The future of black theatre lies for me in the examination and exploration of the problem set forth in Bearden’s comment: The task for the black dramatist is to concretize the black cultural response to the world, to place that response in loud action, so as to create a dramatic literature as powerful and sustaining as black American music.
August Wilson is the author of Ma Rainey’s Black Bottom, which premiered last season at the Yale Repertory Theatre and reopens this month in New York.
Michele Shay
A good writer takes the Mask of Blackness or the Mask of Color and uses it as a prism through which (as Lorraine Hansberry says) the specifics of that experience, that point of view, reveal a place in all of us that is the same. When the writer touches this “common ground,” the work becomes elevated to the universal, and differences disappear. For me, the greatest contribution that black (and other minority) writers are making to drama today is their growing ability to dissolve the resistance to finding the common ground.

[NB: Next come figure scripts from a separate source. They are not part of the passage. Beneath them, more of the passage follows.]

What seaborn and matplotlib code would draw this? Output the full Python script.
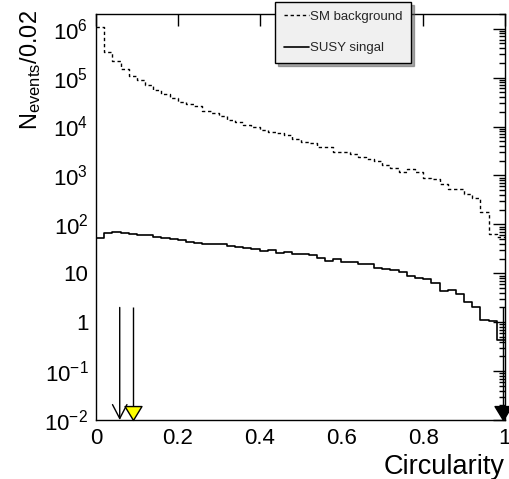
import numpy as np
import pandas as pd
import matplotlib
matplotlib.use("Agg")
import matplotlib.pyplot as plt
import matplotlib.transforms as mtransforms
from matplotlib.path import Path
from matplotlib.lines import Line2D
from matplotlib.ticker import FixedLocator, FixedFormatter, LogLocator, NullLocator, NullFormatter
import seaborn as sns

# ---------------- data ----------------
n_bins = 50
x_range = (0.0, 1.0)
background = [1.08e6, 3.34e5, 2.18e5, 1.47e5, 1.08e5, 8.9e4, 7.0e4, 5.6e4, 4.7e4, 3.9e4,
              3.2e4, 2.92e4, 2.66e4, 2.1e4, 1.85e4, 1.61e4, 1.37e4, 1.23e4, 1.10e4, 9.9e3,
              8.5e3, 7.9e3, 7.35e3, 6.6e3, 5.5e3, 4.9e3, 4.7e3, 3.8e3, 3.8e3, 3.0e3,
              3.0e3, 2.77e3, 2.44e3, 2.22e3, 1.99e3, 1.65e3, 1.45e3, 1.20e3, 1.35e3, 1.15e3,
              881, 853, 675, 525, 525, 421, 344, 183, 64, 55]
signal = [52, 66, 69, 68, 64, 62, 61, 55, 52, 50,
          48, 44.5, 42.5, 40, 40, 40, 36.8, 35.1, 33.5, 31.5,
          29.1, 30.1, 25.8, 27.8, 24.5, 24.5, 23.8, 20.3, 17.9, 19.7,
          17.3, 17.3, 15.6, 15.3, 12.7, 12.3, 11.4, 10.8, 8.8, 7.9,
          7.6, 6.3, 4.4, 4.6, 3.8, 2.6, 2.0, 1.1, 1.08, 0.43]
series_labels = ["SM background", "SUSY singal"]
cut_open_arrow_x = [0.058]
cut_yellow_arrow_x = [0.09]
cut_black_arrow_x = [0.995]
arrow_top = 2.0
y_ticks = [1e-2, 1e-1, 1, 10, 1e2, 1e3, 1e4, 1e5, 1e6]
y_tick_labels = ["$10^{-2}$", "$10^{-1}$", "1", "10", "$10^{2}$", "$10^{3}$",
                 "$10^{4}$", "$10^{5}$", "$10^{6}$"]
x_ticks = [0, 0.2, 0.4, 0.6, 0.8, 1.0]
x_tick_labels = ["0", "0.2", "0.4", "0.6", "0.8", "1"]
y_limits = (1e-2, 2.0e6)

bin_w = (x_range[1] - x_range[0]) / n_bins
centers = x_range[0] + bin_w * (np.arange(n_bins) + 0.5)
df = pd.DataFrame({"circ": centers, "bkg": background, "sig": signal})

# ---------------- style ----------------
sns.set_theme(style="white")
plt.rcParams["font.family"] = ["Liberation Sans", "DejaVu Sans"]
plt.rcParams["mathtext.fontset"] = "custom"
plt.rcParams["mathtext.rm"] = "Liberation Sans"
plt.rcParams["mathtext.it"] = "Liberation Sans:italic"
plt.rcParams["mathtext.bf"] = "Liberation Sans:bold"

fig = plt.figure(figsize=(5.09, 4.79), dpi=100)
ax = fig.add_axes([96 / 509, 1 - 420 / 479, 409 / 509, 406 / 479])
ax.set_facecolor("white")

sns.histplot(data=df, x="circ", weights="bkg", bins=n_bins, binrange=x_range,
             element="step", fill=False, color="black", linewidth=1.0,
             linestyle=(0, (2.4, 2.0)), ax=ax)
sns.histplot(data=df, x="circ", weights="sig", bins=n_bins, binrange=x_range,
             element="step", fill=False, color="black", linewidth=1.2, ax=ax)

ax.set_yscale("log")
ax.set_xlim(*x_range)
ax.set_ylim(*y_limits)

# cut arrows
ax.vlines(cut_yellow_arrow_x + cut_black_arrow_x, y_limits[0], arrow_top,
          color="black", linewidth=1.0, clip_on=False)
for xc in cut_open_arrow_x:
    ax.annotate("", xy=(xc, y_limits[0]), xytext=(xc, arrow_top),
                arrowprops=dict(arrowstyle="->,head_length=0.5,head_width=0.26",
                                lw=1.0, color="black", shrinkA=0, shrinkB=0,
                                mutation_scale=20))
tri = Path([(-1, 0.82), (1, 0.82), (0, -0.82), (-1, 0.82)],
           [Path.MOVETO, Path.LINETO, Path.LINETO, Path.CLOSEPOLY])
trans = mtransforms.offset_copy(ax.transData, fig=fig, x=0, y=7, units="dots")
ax.plot(cut_yellow_arrow_x, [y_limits[0]] * len(cut_yellow_arrow_x), linestyle="none",
        marker=tri, markersize=12.2, markerfacecolor="yellow", markeredgecolor="black",
        markeredgewidth=1.0, transform=trans, clip_on=False, zorder=5)
ax.plot(cut_black_arrow_x, [y_limits[0]] * len(cut_black_arrow_x), linestyle="none",
        marker=tri, markersize=12.2, markerfacecolor="black", markeredgecolor="black",
        markeredgewidth=1.0, transform=trans, clip_on=False, zorder=5)

# axes styling (ROOT-like)
for s in ax.spines.values():
    s.set_visible(True)
    s.set_color("black")
    s.set_linewidth(1.0)
ax.xaxis.set_major_locator(FixedLocator(x_ticks))
ax.xaxis.set_major_formatter(FixedFormatter(x_tick_labels))
ax.xaxis.set_minor_locator(NullLocator())
ax.yaxis.set_major_locator(FixedLocator(y_ticks))
ax.yaxis.set_major_formatter(FixedFormatter(y_tick_labels))
ax.yaxis.set_minor_locator(LogLocator(base=10, subs=np.arange(2, 10), numticks=30))
ax.yaxis.set_minor_formatter(NullFormatter())
ax.tick_params(which="both", direction="in", top=True, right=True, color="black",
               labelcolor="black")
ax.tick_params(which="major", length=8.6, width=1.0, labelsize=16, pad=5.5)
ax.tick_params(which="minor", length=4.3, width=1.0)

ax.set_xlabel("Circularity", fontsize=19.5, loc="right", color="black", labelpad=4)
ax.set_ylabel("N$_{\\rm events}$/0.02", fontsize=17, loc="top", color="black", labelpad=1)
ax.yaxis.label.set_y(1.01)

handles = [Line2D([], [], color="black", linewidth=1.0, linestyle=(0, (2.4, 2.0))),
           Line2D([], [], color="black", linewidth=1.2)]
leg = fig.legend(handles, series_labels, loc="upper left",
                 bbox_to_anchor=(275 / 509, 1 - 2 / 479),
                 fontsize=9.5, frameon=True, fancybox=False, shadow={"color": "#555555"},
                 handlelength=1.9, handletextpad=0.1, labelspacing=1.45,
                 borderpad=0.65, borderaxespad=0)
leg.get_frame().set_facecolor("#f0f0f0")
leg.get_frame().set_edgecolor("black")
leg.get_frame().set_linewidth(1.0)
leg.get_frame().set_alpha(1.0)

fig.savefig("out.png", dpi=100)
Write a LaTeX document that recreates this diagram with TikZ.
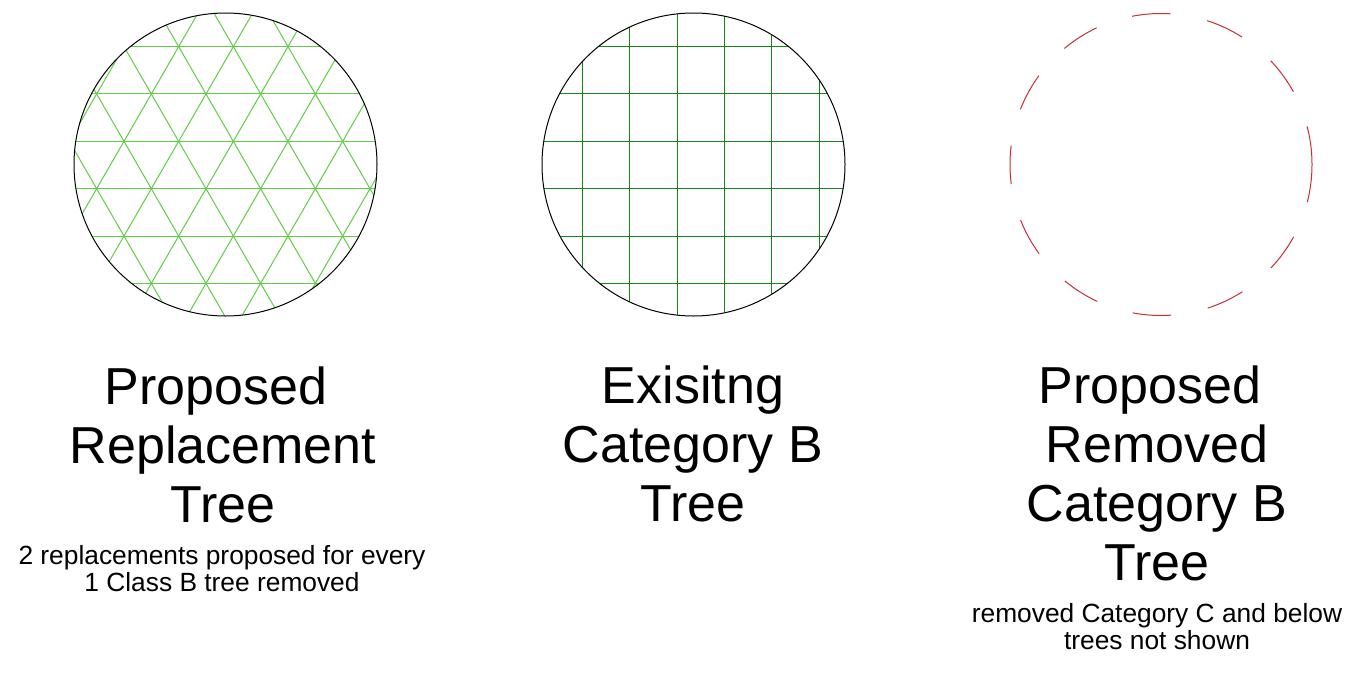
\documentclass[tikz,border=0pt]{standalone}
\usepackage{fontspec}
\setmainfont{Liberation Sans}
\newcommand\titlefont{\fontsize{39}{44.25}\selectfont}
\newcommand\notefont{\fontsize{19.75}{20.6}\selectfont}
\definecolor{hatchlight}{RGB}{95,205,70}
\definecolor{hatchdark}{RGB}{20,135,20}
\definecolor{removedred}{RGB}{200,45,55}
\tikzset{
  outline/.style={draw=black, line width=0.75pt},
  hatchtri/.style={draw=hatchlight, line width=0.75pt},
  hatchsq/.style={draw=hatchdark, line width=0.75pt},
  removedline/.style={draw=removedred, line width=0.75pt, dash pattern=on 28.9pt off 28.03pt},
  title/.style={font=\titlefont, inner sep=0pt, anchor=base},
  note/.style={font=\notefont, inner sep=0pt, anchor=base},
}
\begin{document}
\begin{tikzpicture}[x=0.75pt, y=-0.75pt]
\useasboundingbox (0,0) rectangle (1367,675);
% coordinates of the circle centres
\coordinate (cL) at (225.5,164.5);
\coordinate (cM) at (693.5,164.5);
\coordinate (cR) at (1161,164.5);
% left: triangular hatch
\begin{scope}
  \clip (cL) circle[radius=113.625pt];
  \foreach \k in {-3,...,3} {
    \draw[hatchtri] (60,{141.33+47.34*\k}) -- (400,{141.33+47.34*\k});
  }
  \foreach \i in {-8,...,8} {
    \draw[hatchtri] ({233.33+54.67*\i-115.47},341.33) -- ({233.33+54.67*\i+115.47},-58.67);
    \draw[hatchtri] ({233.33+54.67*\i-115.47},-58.67) -- ({233.33+54.67*\i+115.47},341.33);
  }
\end{scope}
\draw[outline] (cL) circle[radius=113.625pt];
% middle: square hatch
\begin{scope}
  \clip (cM) circle[radius=113.625pt];
  \foreach \k in {-3,...,3} {
    \draw[hatchsq] (530,{141.33+47.34*\k}) -- (860,{141.33+47.34*\k});
    \draw[hatchsq] ({677.3+47.34*\k},0) -- ({677.3+47.34*\k},330);
  }
\end{scope}
\draw[outline] (cM) circle[radius=113.625pt];
% right: dashed red circle
\draw[removedline] (cR) circle[radius=113.25pt];
% texts
\node[title] (tL) at (223,404) {\begin{tabular}[t]{@{}c@{}}Proposed\rule{0.28em}{0pt}\\Replacement\\Tree\end{tabular}};
\node[note] (nL) at (222,564.5) {\begin{tabular}[t]{@{}c@{}}2 replacements proposed for every\\1 Class B tree removed\end{tabular}};
\node[title] (tM) at (693,403.5) {\begin{tabular}[t]{@{}c@{}}Exisitng\\Category B\\Tree\end{tabular}};
\node[title] (tR) at (1157,403.5) {\begin{tabular}[t]{@{}c@{}}Proposed\rule{0.28em}{0pt}\\Removed\\Category B\\Tree\end{tabular}};
\node[note] (nR) at (1157,622) {\begin{tabular}[t]{@{}c@{}}removed Category C and below\\trees not shown\end{tabular}};
\end{tikzpicture}
\end{document}
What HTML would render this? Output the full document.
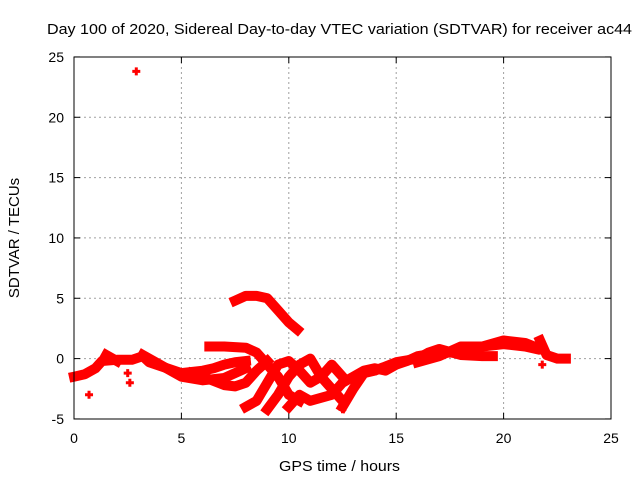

Our writers are pursuing the basic investigation into the black experience in a kaleidoscope of disguises. But whatever the disguise, I think the work will continue to be about the struggle for self-esteem, survival and for space (physical or psychological) in which to exist. These things seem to come with the territory, and handling them demands the greatest creativity.
Michele Shay is an actress currently appearing in Donald McIntyre’s Split Second in New York.